» **WHAT THIS TASK INVOLVES**
Reproduce the listing exactly, with no pictures in your copy.

▬▬▬▬▬▬▬▬▬▬

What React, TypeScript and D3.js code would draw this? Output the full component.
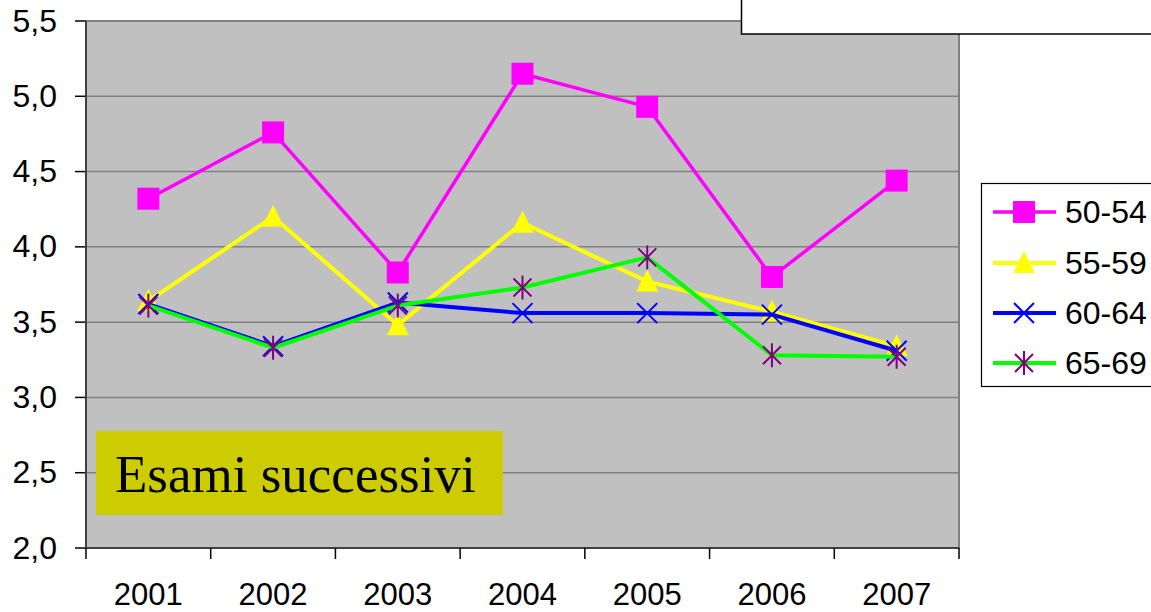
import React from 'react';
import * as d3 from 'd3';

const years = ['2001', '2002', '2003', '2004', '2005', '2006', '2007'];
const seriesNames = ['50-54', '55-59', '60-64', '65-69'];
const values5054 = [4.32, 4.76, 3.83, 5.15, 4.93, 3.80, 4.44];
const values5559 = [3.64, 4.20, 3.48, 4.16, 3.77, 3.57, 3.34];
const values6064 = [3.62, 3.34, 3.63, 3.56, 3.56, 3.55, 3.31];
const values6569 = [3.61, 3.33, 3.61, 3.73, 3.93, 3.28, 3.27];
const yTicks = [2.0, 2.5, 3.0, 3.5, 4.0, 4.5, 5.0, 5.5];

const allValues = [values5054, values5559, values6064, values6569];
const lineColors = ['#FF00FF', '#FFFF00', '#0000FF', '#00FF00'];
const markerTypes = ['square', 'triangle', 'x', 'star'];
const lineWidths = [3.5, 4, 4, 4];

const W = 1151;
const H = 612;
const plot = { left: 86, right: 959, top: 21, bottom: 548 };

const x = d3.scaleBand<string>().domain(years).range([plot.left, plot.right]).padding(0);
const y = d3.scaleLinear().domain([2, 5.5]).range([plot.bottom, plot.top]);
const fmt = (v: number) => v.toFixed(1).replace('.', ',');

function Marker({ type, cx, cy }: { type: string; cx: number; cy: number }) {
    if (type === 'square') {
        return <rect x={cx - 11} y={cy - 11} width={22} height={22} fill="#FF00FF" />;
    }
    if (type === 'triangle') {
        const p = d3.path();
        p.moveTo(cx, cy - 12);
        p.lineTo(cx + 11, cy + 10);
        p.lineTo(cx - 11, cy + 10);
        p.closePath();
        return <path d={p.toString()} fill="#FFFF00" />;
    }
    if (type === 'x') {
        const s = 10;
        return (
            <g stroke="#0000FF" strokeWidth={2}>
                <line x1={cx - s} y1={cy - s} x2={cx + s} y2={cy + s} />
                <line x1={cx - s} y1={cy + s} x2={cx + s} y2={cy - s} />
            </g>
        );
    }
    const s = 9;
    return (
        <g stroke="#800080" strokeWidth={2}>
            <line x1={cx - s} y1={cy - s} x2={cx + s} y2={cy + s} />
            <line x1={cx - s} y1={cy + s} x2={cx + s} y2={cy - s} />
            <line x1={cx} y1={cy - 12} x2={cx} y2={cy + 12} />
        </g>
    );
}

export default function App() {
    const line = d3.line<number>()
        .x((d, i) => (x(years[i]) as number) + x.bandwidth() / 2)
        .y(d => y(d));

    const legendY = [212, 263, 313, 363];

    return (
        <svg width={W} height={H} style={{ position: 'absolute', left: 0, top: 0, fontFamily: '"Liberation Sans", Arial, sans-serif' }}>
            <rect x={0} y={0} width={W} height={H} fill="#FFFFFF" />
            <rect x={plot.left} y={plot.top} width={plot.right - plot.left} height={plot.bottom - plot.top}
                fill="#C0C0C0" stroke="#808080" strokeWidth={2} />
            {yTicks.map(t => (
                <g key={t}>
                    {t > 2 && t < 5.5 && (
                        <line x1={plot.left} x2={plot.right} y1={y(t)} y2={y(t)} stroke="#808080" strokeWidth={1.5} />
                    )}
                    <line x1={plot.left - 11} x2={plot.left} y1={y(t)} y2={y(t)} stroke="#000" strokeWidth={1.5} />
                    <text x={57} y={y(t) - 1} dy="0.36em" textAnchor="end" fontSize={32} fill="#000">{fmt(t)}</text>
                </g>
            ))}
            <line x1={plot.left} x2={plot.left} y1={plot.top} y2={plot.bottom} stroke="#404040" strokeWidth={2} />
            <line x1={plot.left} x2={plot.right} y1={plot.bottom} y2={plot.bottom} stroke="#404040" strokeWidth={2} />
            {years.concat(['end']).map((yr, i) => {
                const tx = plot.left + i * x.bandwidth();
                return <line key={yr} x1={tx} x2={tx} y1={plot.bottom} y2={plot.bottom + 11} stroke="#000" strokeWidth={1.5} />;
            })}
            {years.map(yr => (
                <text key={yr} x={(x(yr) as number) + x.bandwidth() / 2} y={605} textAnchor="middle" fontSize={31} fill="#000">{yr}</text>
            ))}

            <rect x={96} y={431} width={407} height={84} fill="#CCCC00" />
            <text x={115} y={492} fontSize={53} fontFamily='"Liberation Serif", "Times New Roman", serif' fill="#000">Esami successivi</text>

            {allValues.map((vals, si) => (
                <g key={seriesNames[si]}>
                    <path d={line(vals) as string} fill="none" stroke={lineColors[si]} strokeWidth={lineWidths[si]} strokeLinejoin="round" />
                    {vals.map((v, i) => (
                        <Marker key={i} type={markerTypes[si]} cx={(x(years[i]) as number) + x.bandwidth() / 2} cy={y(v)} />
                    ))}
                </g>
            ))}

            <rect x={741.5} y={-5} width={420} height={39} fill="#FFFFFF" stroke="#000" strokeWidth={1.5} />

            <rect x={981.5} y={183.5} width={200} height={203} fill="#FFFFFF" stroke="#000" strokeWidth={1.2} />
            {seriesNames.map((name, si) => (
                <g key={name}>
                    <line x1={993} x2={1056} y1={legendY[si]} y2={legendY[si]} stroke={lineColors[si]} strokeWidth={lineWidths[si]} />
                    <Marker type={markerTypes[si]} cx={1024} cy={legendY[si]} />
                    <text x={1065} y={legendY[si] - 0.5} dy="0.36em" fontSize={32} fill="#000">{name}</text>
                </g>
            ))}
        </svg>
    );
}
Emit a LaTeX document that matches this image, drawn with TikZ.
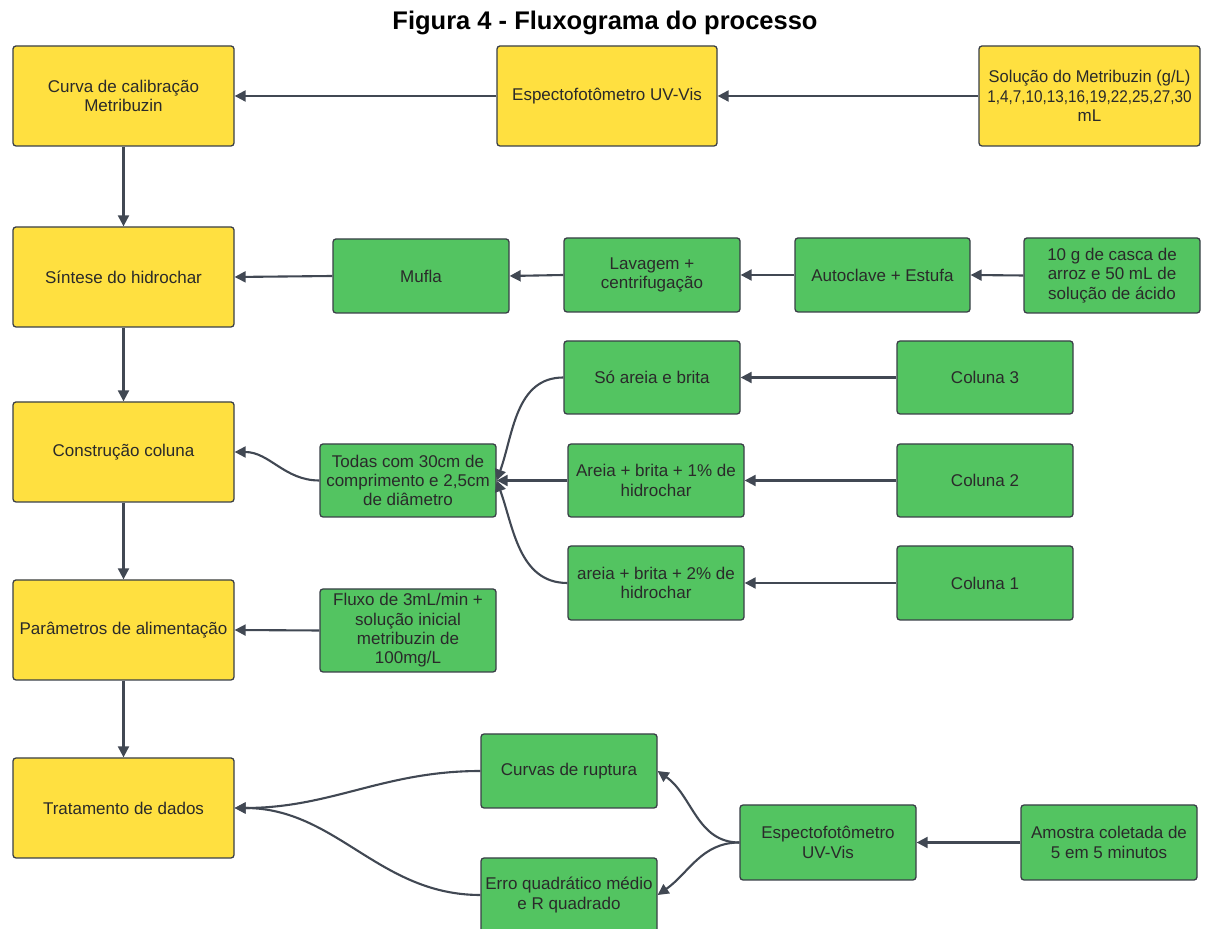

▬▬▬▬▬▬▬▬▬▬

» **OUTPUT FOR THIS TASK**
What React, TypeScript and D3.js code would draw this? Output the full component.
import React from 'react';
import * as d3 from 'd3';

const years = ['2001', '2002', '2003', '2004', '2005', '2006', '2007'];
const seriesNames = ['50-54', '55-59', '60-64', '65-69'];
const values5054 = [4.32, 4.76, 3.83, 5.15, 4.93, 3.80, 4.44];
const values5559 = [3.64, 4.20, 3.48, 4.16, 3.77, 3.57, 3.34];
const values6064 = [3.62, 3.34, 3.63, 3.56, 3.56, 3.55, 3.31];
const values6569 = [3.61, 3.33, 3.61, 3.73, 3.93, 3.28, 3.27];
const yTicks = [2.0, 2.5, 3.0, 3.5, 4.0, 4.5, 5.0, 5.5];

const allValues = [values5054, values5559, values6064, values6569];
const lineColors = ['#FF00FF', '#FFFF00', '#0000FF', '#00FF00'];
const markerTypes = ['square', 'triangle', 'x', 'star'];
const lineWidths = [3.5, 4, 4, 4];

const W = 1151;
const H = 612;
const plot = { left: 86, right: 959, top: 21, bottom: 548 };

const x = d3.scaleBand<string>().domain(years).range([plot.left, plot.right]).padding(0);
const y = d3.scaleLinear().domain([2, 5.5]).range([plot.bottom, plot.top]);
const fmt = (v: number) => v.toFixed(1).replace('.', ',');

function Marker({ type, cx, cy }: { type: string; cx: number; cy: number }) {
    if (type === 'square') {
        return <rect x={cx - 11} y={cy - 11} width={22} height={22} fill="#FF00FF" />;
    }
    if (type === 'triangle') {
        const p = d3.path();
        p.moveTo(cx, cy - 12);
        p.lineTo(cx + 11, cy + 10);
        p.lineTo(cx - 11, cy + 10);
        p.closePath();
        return <path d={p.toString()} fill="#FFFF00" />;
    }
    if (type === 'x') {
        const s = 10;
        return (
            <g stroke="#0000FF" strokeWidth={2}>
                <line x1={cx - s} y1={cy - s} x2={cx + s} y2={cy + s} />
                <line x1={cx - s} y1={cy + s} x2={cx + s} y2={cy - s} />
            </g>
        );
    }
    const s = 9;
    return (
        <g stroke="#800080" strokeWidth={2}>
            <line x1={cx - s} y1={cy - s} x2={cx + s} y2={cy + s} />
            <line x1={cx - s} y1={cy + s} x2={cx + s} y2={cy - s} />
            <line x1={cx} y1={cy - 12} x2={cx} y2={cy + 12} />
        </g>
    );
}

export default function App() {
    const line = d3.line<number>()
        .x((d, i) => (x(years[i]) as number) + x.bandwidth() / 2)
        .y(d => y(d));

    const legendY = [212, 263, 313, 363];

    return (
        <svg width={W} height={H} style={{ position: 'absolute', left: 0, top: 0, fontFamily: '"Liberation Sans", Arial, sans-serif' }}>
            <rect x={0} y={0} width={W} height={H} fill="#FFFFFF" />
            <rect x={plot.left} y={plot.top} width={plot.right - plot.left} height={plot.bottom - plot.top}
                fill="#C0C0C0" stroke="#808080" strokeWidth={2} />
            {yTicks.map(t => (
                <g key={t}>
                    {t > 2 && t < 5.5 && (
                        <line x1={plot.left} x2={plot.right} y1={y(t)} y2={y(t)} stroke="#808080" strokeWidth={1.5} />
                    )}
                    <line x1={plot.left - 11} x2={plot.left} y1={y(t)} y2={y(t)} stroke="#000" strokeWidth={1.5} />
                    <text x={57} y={y(t) - 1} dy="0.36em" textAnchor="end" fontSize={32} fill="#000">{fmt(t)}</text>
                </g>
            ))}
            <line x1={plot.left} x2={plot.left} y1={plot.top} y2={plot.bottom} stroke="#404040" strokeWidth={2} />
            <line x1={plot.left} x2={plot.right} y1={plot.bottom} y2={plot.bottom} stroke="#404040" strokeWidth={2} />
            {years.concat(['end']).map((yr, i) => {
                const tx = plot.left + i * x.bandwidth();
                return <line key={yr} x1={tx} x2={tx} y1={plot.bottom} y2={plot.bottom + 11} stroke="#000" strokeWidth={1.5} />;
            })}
            {years.map(yr => (
                <text key={yr} x={(x(yr) as number) + x.bandwidth() / 2} y={605} textAnchor="middle" fontSize={31} fill="#000">{yr}</text>
            ))}

            <rect x={96} y={431} width={407} height={84} fill="#CCCC00" />
            <text x={115} y={492} fontSize={53} fontFamily='"Liberation Serif", "Times New Roman", serif' fill="#000">Esami successivi</text>

            {allValues.map((vals, si) => (
                <g key={seriesNames[si]}>
                    <path d={line(vals) as string} fill="none" stroke={lineColors[si]} strokeWidth={lineWidths[si]} strokeLinejoin="round" />
                    {vals.map((v, i) => (
                        <Marker key={i} type={markerTypes[si]} cx={(x(years[i]) as number) + x.bandwidth() / 2} cy={y(v)} />
                    ))}
                </g>
            ))}

            <rect x={741.5} y={-5} width={420} height={39} fill="#FFFFFF" stroke="#000" strokeWidth={1.5} />

            <rect x={981.5} y={183.5} width={200} height={203} fill="#FFFFFF" stroke="#000" strokeWidth={1.2} />
            {seriesNames.map((name, si) => (
                <g key={name}>
                    <line x1={993} x2={1056} y1={legendY[si]} y2={legendY[si]} stroke={lineColors[si]} strokeWidth={lineWidths[si]} />
                    <Marker type={markerTypes[si]} cx={1024} cy={legendY[si]} />
                    <text x={1065} y={legendY[si] - 0.5} dy="0.36em" fontSize={32} fill="#000">{name}</text>
                </g>
            ))}
        </svg>
    );
}
Emit a LaTeX document that matches this image, drawn with TikZ.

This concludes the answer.